Residential construction future appears bleak after record interest rate rises: HIA
Residential construction is entering a downturn as consumer appetite for housing dampens on the back of consecutive interest rate hikes, putting strain on supply.
Slumps in mortgage lending and dwelling approvals are set to strangle supply over the coming months as the industry recalibrates to depressed conditions and migration picks ups and puts more pressure on demand.
The Reserve Bank moved to lift rates by a further 0.25 per cent on Tuesday, the 10th consecutive increase of the cycle. But Housing Industry Association chief economist Tim Reardon does not believe the pullback by consumers is reflective of a direct hip-pocket hit.
“It is coming, but as yet, the response was saying the demand for home building has largely been sentiment-related, not their capacity to get there,” he said last week at the group’s Brisbane Outlook event.
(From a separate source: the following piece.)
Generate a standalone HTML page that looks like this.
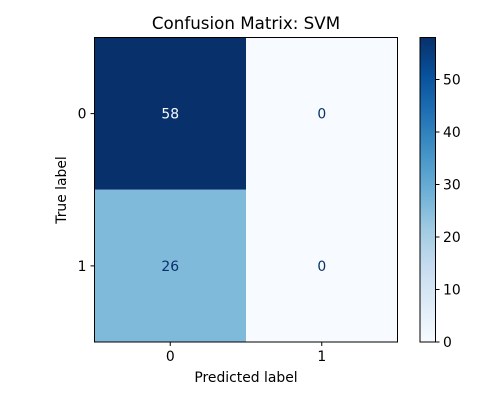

“We do have a problem, which is their capacity to get a loan. As a consequence, we get this scenario: people with a 5 per cent, 10 per cent, 20 per cent deposit are being forced out of the market.”
Data from The Australian Bureau of Statistics released in the past week paints the picture of a housing construction slump after a period of fevered activity through the pandemic.
Lending indicator data released last Friday revealed a 35 per cent year-on-year fall in new mortgages being taken out through January. Just 4345 loans were issued for the construction or purchase of a new home in January, the weakest month since November 2008.
Building approvals for detached homes fell 12 per cent compared to 12 months ago, while multi-unit approvals in January declined by 8.4 per cent.
The last time detached house approvals hit these levels coincided with the Reserve Bank decreasing rates in June 2012.
Mr Reardon explained that the traditional economic correlations between approvals and commencements have been out of sync for several years because of the volume of work in the pipeline, with the number of homes approved but not yet commenced significantly outnumbered by homes sold and not yet approved.
“The industry has been quite constipated and it appears that through until the end of last year, completions were still less than commencements,” he said.
“This year, that’s not going to be the case; you’re going to finish more homes than you start.
“By March, I expect the building approvals numbers … that volume of work in the pipeline will be back to pre-Covid, pre-pandemic-type numbers, and all those correlations will start returning.”
Large-scale volume home builders in Sydney and Melbourne are likely to feel the slowdown acutely, with boutique builders to be mostly unaffected.
Mr Reardon expects Queensland, in particular, will experience a pick up in medium and high-density housing over the coming decade as the city prepares for the 2032 Olympics. However, this will not address the shortage of homes in the region.
“There needs to be an enormous investment in infrastructure, and that comes with positives for this industry,” Mr Reardon said.
“But I don’t think that an Olympic Village is going to solve the affordability constraints or supply shortages for southeast corner of Queensland. Definitely not for north Queensland, but it does provide a really nice line in the sand for governments to set out for their plans.”